「成る」の意味
「成る(なる)」は「成す(なす)」の自動詞形で、人為的ではなく、自然のなりゆきで推移(すいい)変化して別の状態になることです。
例えば「為せば成る(なせばなる)」という慣用句は、作業をした(為す)ことで変化が起こった(成る)という、原因と結果の説明になっています。
「成る」の使い方
「成る」の例
- 成立する、実現すること。「ローマは一日にして成らず」「功成り名遂げる(こうなりなとげる。一つの事業を成しとげて、名誉もあわせて得ること)」「悲願の優勝が成る」
- 構成される、成り立つこと。「水は酸素と水素から成る」「国会は衆議院と参議院から成っている」
- その人の仕事や制作にかかっている。「この詩は李白の手に成るものだ」「巨匠の筆に成る名品」
- ある経過や変化をたどった結果。「大人に成る」「保証人に成る」「苦労が水の泡に成る」
- 時間経過により、ある時期、時刻、天候などになること。「合否は明日に成るとわかる」「約束の時間に成っても来ない」「明日は雨に成りそうだ」
- 罰則が適用されること。「その行為は反則に成る」「痴漢は犯罪に成る」
- 重要な役割を果たすもの。「兄の活躍は自分の励みに成る」「そばにいるだけで頼りに成る」「この光景は絵に成る」「てんで話に成らない」
ただし、どの場合も、現在は一般的にはかな書きの場合が多いようです。
現在で使わない例
古くは「来る」の非常に高い敬語として、「おでましに成る」「お成りあそばす」「お成りになりました」というように「成る」を使っていました。
将棋の「成る」
将棋で、王将と金将以外の駒が敵陣に入って裏返されると、飛車と角は金将+銀将の働きを併せ持ち、他の駒は金将と同じ働きをするようになります。このルールのことを、例えば「歩(ふ)が金に成る」と言います。「成金」という言葉の語源です。
「成る」の類語
「成る」の類語は「出来る(できる)」「成り立つ(なりたつ)」「仕上がる(しあがる)」「出来上がる(できあがる)」です。

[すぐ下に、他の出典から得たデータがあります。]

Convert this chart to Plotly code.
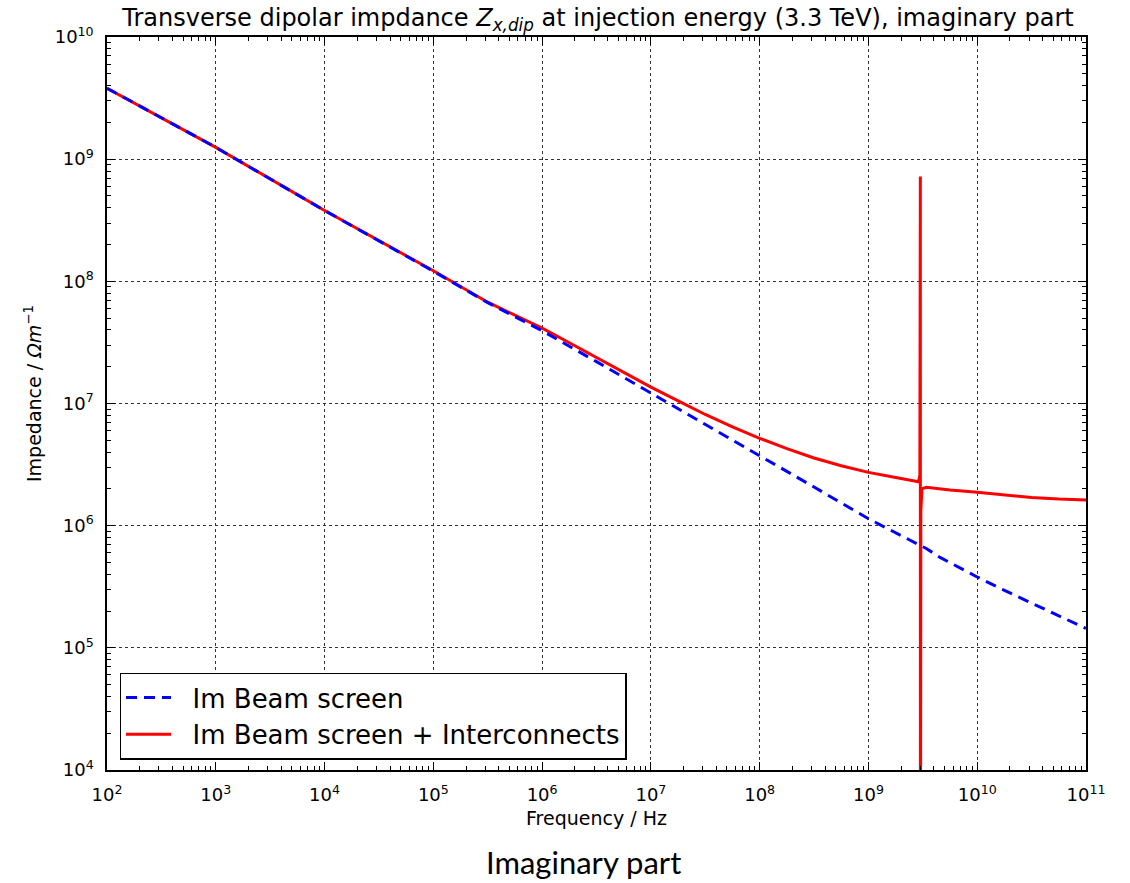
import plotly.graph_objects as go

# Frequencies (Hz) and imaginary impedance (Ohm/m)
freq_bs = [1e2, 1e3, 1e4, 1e5, 3.16e5, 1e6, 3.16e6, 1e7, 3.16e7, 1e8, 3.16e8,
           1e9, 3.4e9, 4.6e9, 1e10, 1.78e10, 3.16e10, 5.62e10, 1e11]
im_bs = [3.81e9, 1.25e9, 3.8e8, 1.21e8, 6.7e7, 3.94e7, 2.2e7, 1.22e7, 6.73e6,
         3.78e6, 2.07e6, 1.14e6, 6.5e5, 5.47e5, 3.8e5, 2.95e5, 2.32e5, 1.83e5, 1.44e5]

freq_ic = [1e2, 1e3, 1e4, 1e5, 3.16e5, 5.62e5, 1e6, 1.78e6, 3.16e6, 5.62e6,
           1e7, 1.78e7, 3.16e7, 5.62e7, 1e8, 1.78e8, 3.16e8, 5.62e8, 1e9,
           1.78e9, 2.63e9, 2.88e9, 2.97e9, 3.0e9, 3.005e9, 3.03e9, 3.1e9,
           3.4e9, 4.6e9, 5.62e9, 1e10, 1.78e10, 3.16e10, 5.62e10, 1e11]
im_ic = [3.81e9, 1.25e9, 3.8e8, 1.22e8, 6.75e7, 5.3e7, 4.14e7, 3.14e7, 2.38e7,
         1.8e7, 1.36e7, 1.05e7, 8.13e6, 6.45e6, 5.19e6, 4.27e6, 3.58e6, 3.09e6,
         2.73e6, 2.48e6, 2.3e6, 2.29e6, 2.6e6, 7.2e8, 1e2, 1.3e6, 2.0e6,
         2.06e6, 2.0e6, 1.96e6, 1.88e6, 1.78e6, 1.7e6, 1.65e6, 1.62e6]

series_names = ["Im Beam screen", "Im Beam screen + Interconnects"]

x_ticks = [1e2, 1e3, 1e4, 1e5, 1e6, 1e7, 1e8, 1e9, 1e10, 1e11]
x_labels = ["10<sup>%d</sup>" % e for e in range(2, 12)]
y_ticks = [1e4, 1e5, 1e6, 1e7, 1e8, 1e9, 1e10]
y_labels = ["10<sup>%d</sup>" % e for e in range(4, 11)]

x_minor = [m * 10 ** e for e in range(2, 11) for m in range(2, 10)]
y_minor = [m * 10 ** e for e in range(4, 10) for m in range(2, 10)]

FONT = "DejaVu Sans"
PAD = "\u00a0\u00a0"

fig = go.Figure()
fig.add_trace(go.Scatter(
    x=freq_ic, y=im_ic, mode="lines", name=PAD + series_names[1],
    line=dict(color="#ff0000", width=3), legendrank=2,
))
fig.add_trace(go.Scatter(
    x=freq_bs, y=im_bs, mode="lines", name=PAD + series_names[0],
    line=dict(color="#0000ff", width=3, dash="11px,7px"), legendrank=1,
))


def axis(tv, tt, rng, mv):
    return dict(
        type="log", range=rng,
        tickmode="array", tickvals=tv, ticktext=tt,
        showline=True, linecolor="black", linewidth=1.5, mirror="allticks",
        ticks="inside", ticklen=8, tickwidth=1, tickcolor="black",
        showgrid=True, gridcolor="#333333", gridwidth=1, griddash="dot",
        zeroline=False,
        tickfont=dict(family=FONT, size=18, color="black"),
        ticklabelstandoff=8,
        minor=dict(tickmode="array", tickvals=mv, ticks="inside", ticklen=4,
                   tickwidth=1, tickcolor="black", showgrid=False),
    )


fig.update_layout(
    width=1130, height=883,
    margin=dict(l=107, r=44, t=37, b=113),
    paper_bgcolor="white", plot_bgcolor="white",
    font=dict(family=FONT, color="black"),
    title=dict(
        text="Transverse dipolar impdance <i>Z<sub>x,dip</sub></i> at injection energy (3.3 TeV), imaginary part",
        x=(598 - 107) / 979, xref="paper", xanchor="center",
        y=1 - 18 / 883, yref="container", yanchor="middle",
        font=dict(family=FONT, size=24, color="black"),
    ),
    xaxis=axis(x_ticks, x_labels, [2, 11], x_minor),
    yaxis=axis(y_ticks, y_labels, [4, 10], y_minor),
    legend=dict(
        x=(119.5 - 107) / 979, y=(770 - 759.5) / 733, xanchor="left", yanchor="bottom",
        bordercolor="black", borderwidth=1.5, bgcolor="white",
        font=dict(family=FONT, size=26, color="black"),
        tracegroupgap=0, itemwidth=45,
    ),
    showlegend=True,
)

fig.add_annotation(
    text="Frequency / Hz", xref="paper", yref="paper",
    x=(596 - 107) / 979, y=-(818 - 770) / 733, xanchor="center", yanchor="middle",
    showarrow=False, font=dict(family=FONT, size=19, color="black"),
)
fig.add_annotation(
    text="Impedance / <i>Ωm</i><sup>−1</sup>", xref="paper", yref="paper",
    x=-(107 - 33) / 979, y=(770 - 394) / 733, xanchor="center", yanchor="middle",
    textangle=-90, showarrow=False, font=dict(family=FONT, size=19, color="black"),
)
fig.add_annotation(
    text="Imaginary part", xref="paper", yref="paper",
    x=(583 - 107) / 979, y=-(862 - 770) / 733, xanchor="center", yanchor="middle",
    showarrow=False, font=dict(family="Lato", size=31, color="black"),
)

fig.write_html("out.html")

「出来る」はある意図をもって、能動的に働きかけを行った結果の意味で、自然に「成る」こととは違っています。
「成り立つ」は多くの場合バラバラだったものが、なんらかの組み立ての作業を必要として一つの形にまとまった結果のことで、「仕上がる」はいっそう人の作業の介入が含まれ、「出来上がる」は作業がすっかり完成する意味になります。
「成る」の英語
「成る」の英語はto become(広い意味合いの「成る」)、to be finished(仕上がる、出来上がる)、be completed(完成する)、to be concluded(成り立つ)などになります。
【例文】
- 功成り名遂げる(こうなりなとげる)…achieve distinction and fame
- 鉄橋架設が完成する…The railway bridge has been completed.
- この壁画は三人の画家の手に成る…This mural was done by three artists.
- 五章から成る論文…a thesis consisting of five chapters
- そのグループはいろいろな職業の人から成っていた…The group was composed of people of various occupations.
- その仕事はきれいに仕上がった…The work was finished nicely.
- 新しい委員会の成立は彼の熱意に負うところが大きい…The formation of the new committeeowes a great deal to his zeal.
- 両国の間に条約が成立した…A treaty was concluded between the two nations.